Hidden wrote the introduction to Madonna of the Unknown Nation by A. L. Hendriks, published by the Press in 1974. While primarily for poetry, Workshop Press published in 1971 the novel Poilu by Chris Searle.

==Political candidate==
Hidden was the Common Wealth Party candidate at in 1944. He was then "a former schoolmaster of Bradfield, Essex, now serving with the forces". During the campaign he contacted Bob Willock, his Oxford friend who had become a teacher, about an opinion poll. Willock from 1940 was deputy to Tom Harrisson of Mass-Observation, after the departure of Charles Madge.

A Labour Party candidate in the 1950 general election at , Hidden was defeated by Oliver Lyttleton. He was then described as "manager of a commercial firm". Since demob in 1947, he had been involved in running the National Business Agency, a family company.

==Works==
- These Images Claw (1966).
- Say it Aloud (1972), editor. A poetry anthology for reading aloud.
- Dr. Kink & His Old-style Boarding School (1973), autobiographical.
- Over to You (1975), anthology, editor.
- Many People, Many Voices: Poetry from the English-speaking world (1978), editor, with Amy Hollins.
- The State of Poetry Today: A Survey Sponsored by New Poetry Magazine (1978), compiler.
- For My Friends (1981)
- Liaison Officer: Germany and the Anglo-US Occupation, 1946-47 (1993), autobiographical.
- Caravan Summer: And Other Stories (1999).

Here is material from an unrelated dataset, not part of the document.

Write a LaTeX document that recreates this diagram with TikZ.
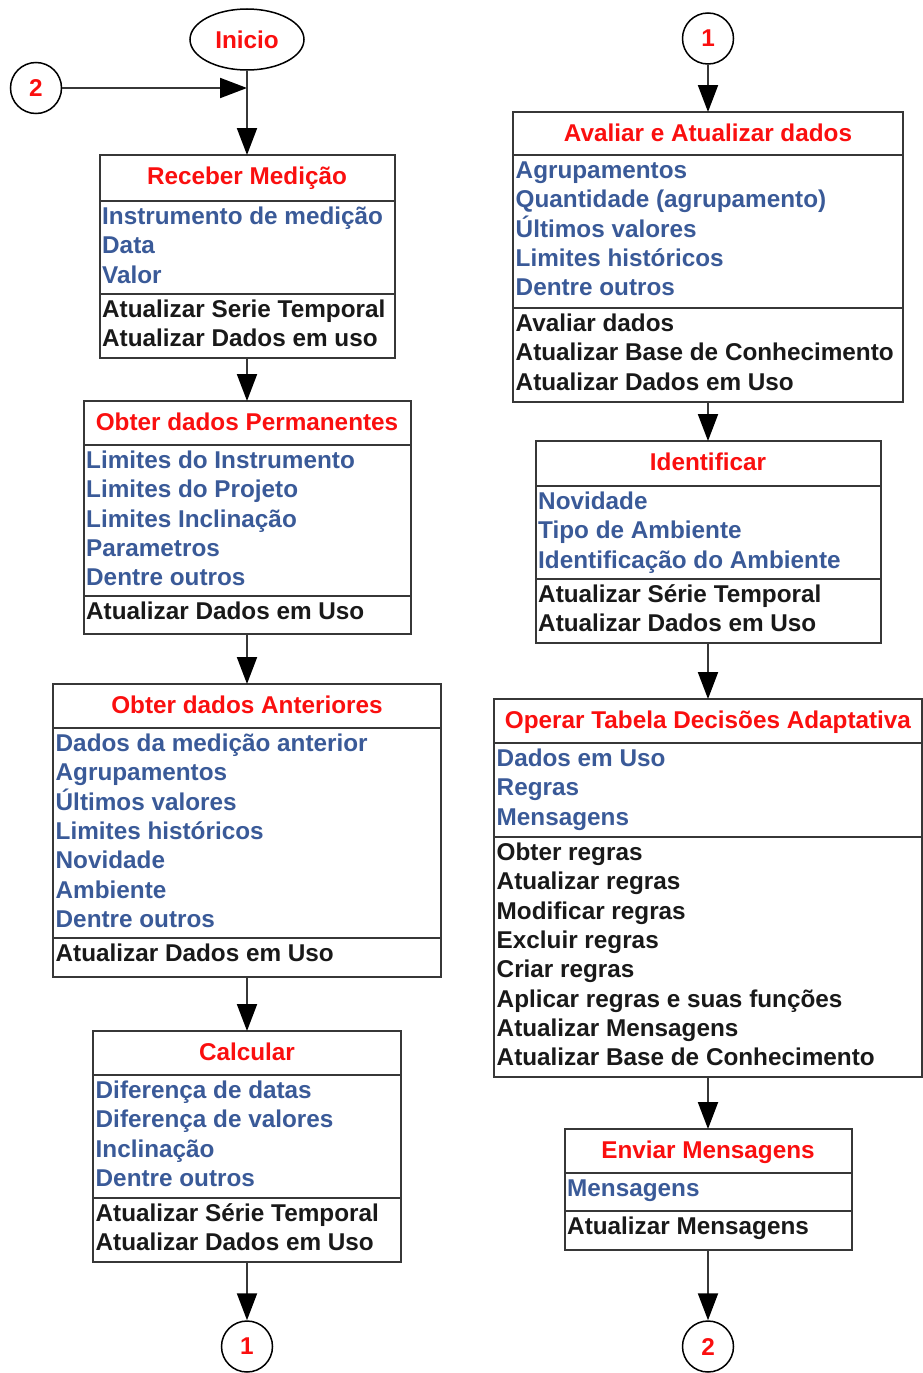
\documentclass[tikz,border=0pt]{standalone}
\usepackage{fontspec}
\setmainfont{Liberation Sans}
\usetikzlibrary{arrows.meta,shapes.geometric}

\definecolor{headred}{RGB}{250,15,15}
\definecolor{attrblue}{RGB}{58,90,152}
\definecolor{opblack}{RGB}{25,25,25}
\definecolor{edgegray}{RGB}{55,55,55}

\tikzset{
  every node/.style={font=\fontsize{24.3}{29}\selectfont\bfseries},
  frame/.style={draw=edgegray, line width=2pt, rectangle, inner sep=0pt, outer sep=0pt},
  divider/.style={draw=edgegray, line width=2pt},
  titletext/.style={text=headred, inner sep=0pt},
  attrtext/.style={text=attrblue, inner sep=0pt},
  optext/.style={text=opblack, inner sep=0pt},
  link/.style={draw=edgegray, line width=2pt,
    -{Triangle[length=27pt,width=20pt,color=black]}},
  connector/.style={circle, draw=black, line width=1.5pt, minimum size=51pt,
    inner sep=0pt, text=headred},
  startnode/.style={ellipse, draw=black, line width=1.5pt, minimum width=114pt,
    minimum height=61pt, inner sep=0pt, text=headred},
}

% frame of a three-part box: name, centre x, width, top, split 1, split 2, bottom, title
\newcommand\stepframe[8]{%
  \node[frame, minimum width=#3pt, minimum height={(#7-#4)*1pt}, anchor=north]
    (#1) at (#2,#4) {};
  \draw[divider] ({#2-#3/2},#5) -- ({#2+#3/2},#5);
  \draw[divider] ({#2-#3/2},#6) -- ({#2+#3/2},#6);
  \node[titletext, anchor=base] (#1title) at (#2,{#4+29.5}) {#8};
}

% left-aligned text lines: name prefix, style, centre x, width, first baseline, lines
\newcommand\steplines[6]{%
  \foreach \t [count=\i from 0] in {#6} {
    \node[#2, anchor=base west] (#1\i) at ({#3-#4/2+2.5},{#5+29.3*\i}) {\t};
  }
}

\begin{document}
\begin{tikzpicture}[x=1pt,y=-1pt]
\useasboundingbox (0,0) rectangle (923,1373);

% ---------- left column ----------
\node[startnode] (inicio) at (247,39.5) {Inicio};
\node[connector] (goto2) at (36,88) {2};
\coordinate (join) at (247,88);

\stepframe{b1}{247}{295}{155}{201}{294}{358}{Receber Medição}
\steplines{b1a}{attrtext}{247}{295}{224.5}{Instrumento de medição,Data,Valor}
\steplines{b1o}{optext}{247}{295}{317.5}{Atualizar Serie Temporal,Atualizar Dados em uso}

\stepframe{b2}{247}{327}{401}{445}{596}{634}{Obter dados Permanentes}
\steplines{b2a}{attrtext}{247}{327}{468.5}{Limites do Instrumento,Limites do Projeto,Limites Inclinação,Parametros,Dentre outros}
\steplines{b2o}{optext}{247}{327}{619.5}{Atualizar Dados em Uso}

\stepframe{b3}{247}{388}{684}{728}{938}{977}{Obter dados Anteriores}
\steplines{b3a}{attrtext}{247}{388}{751.5}{Dados da medição anterior,Agrupamentos,Últimos valores,Limites históricos,Novidade,Ambiente,Dentre outros}
\steplines{b3o}{optext}{247}{388}{961.5}{Atualizar Dados em Uso}

\stepframe{b4}{247}{308}{1031}{1075}{1198}{1262}{Calcular}
\steplines{b4a}{attrtext}{247}{308}{1098.5}{Diferença de datas,Diferença de valores,Inclinação,Dentre outros}
\steplines{b4o}{optext}{247}{308}{1221.5}{Atualizar Série Temporal,Atualizar Dados em Uso}

\node[connector] (to1) at (247,1346.5) {1};

% ---------- right column ----------
\node[connector] (from1) at (708,38.5) {1};

\stepframe{r1}{708}{390}{112}{155}{308}{402}{Avaliar e Atualizar dados}
\steplines{r1a}{attrtext}{708}{390}{178.5}{Agrupamentos,Quantidade (agrupamento),Últimos valores,Limites históricos,Dentre outros}
\steplines{r1o}{optext}{708}{390}{331.5}{Avaliar dados,Atualizar Base de Conhecimento,Atualizar Dados em Uso}

\stepframe{r2}{708}{345}{441}{486}{579}{643}{Identificar}
\steplines{r2a}{attrtext}{708}{345}{509.5}{Novidade,Tipo de Ambiente,Identificação do Ambiente}
\steplines{r2o}{optext}{708}{345}{602.5}{Atualizar Série Temporal,Atualizar Dados em Uso}

\stepframe{r3}{708}{428}{699}{743}{837}{1077}{Operar Tabela Decisões Adaptativa}
\steplines{r3a}{attrtext}{708}{428}{766.5}{Dados em Uso,Regras,Mensagens}
\steplines{r3o}{optext}{708}{428}{860.5}{Obter regras,Atualizar regras,Modificar regras,Excluir regras,Criar regras,Aplicar regras e suas funções,Atualizar Mensagens,Atualizar Base de Conhecimento}

\stepframe{r4}{708}{287}{1129}{1173}{1211}{1250}{Enviar Mensagens}
\steplines{r4a}{attrtext}{708}{287}{1196.5}{Mensagens}
\steplines{r4o}{optext}{708}{287}{1234.5}{Atualizar Mensagens}

\node[connector] (goto2b) at (708,1346.5) {2};

% ---------- connectors ----------
\draw[link] (goto2) -- (join);
\draw[link] (inicio) -- (b1);
\draw[link] (b1) -- (b2);
\draw[link] (b2) -- (b3);
\draw[link] (b3) -- (b4);
\draw[link] (b4) -- (to1);

\draw[link] (from1) -- (r1);
\draw[link] (r1) -- (r2);
\draw[link] (r2) -- (r3);
\draw[link] (r3) -- (r4);
\draw[link] (r4) -- (goto2b);
\end{tikzpicture}
\end{document}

Hidden edited the Workshop Poets Series of 1970–1. He wrote a series of papers about Jethro Tull the agriculturist. He contributed in the 1970s poems to Brecht Times for "socialist poets" edited by Peter Langford, and to Wheels edited by Harriet Rose.

==Family==
Hidden was three times married.

1. Firstly, in 1938 in London, to Gertrud (Trude) Gerson, daughter of the lawyer Artur Gerson of Cologne. The marriage had broken down by 1943. Gertrud Gerson became a naturalised British citizen in 1948.
2. Secondly, in 1947, to Liesel Carritt née Mottek, other married name Alexander, given names Lisbeth or Ruth. She had previous been married to Noel Carritt. The marriage was shortlived, and she returned to East Germany in 1954.
3. Thirdly, in 1960, to Joyce Collett, met in his time teaching in Goole.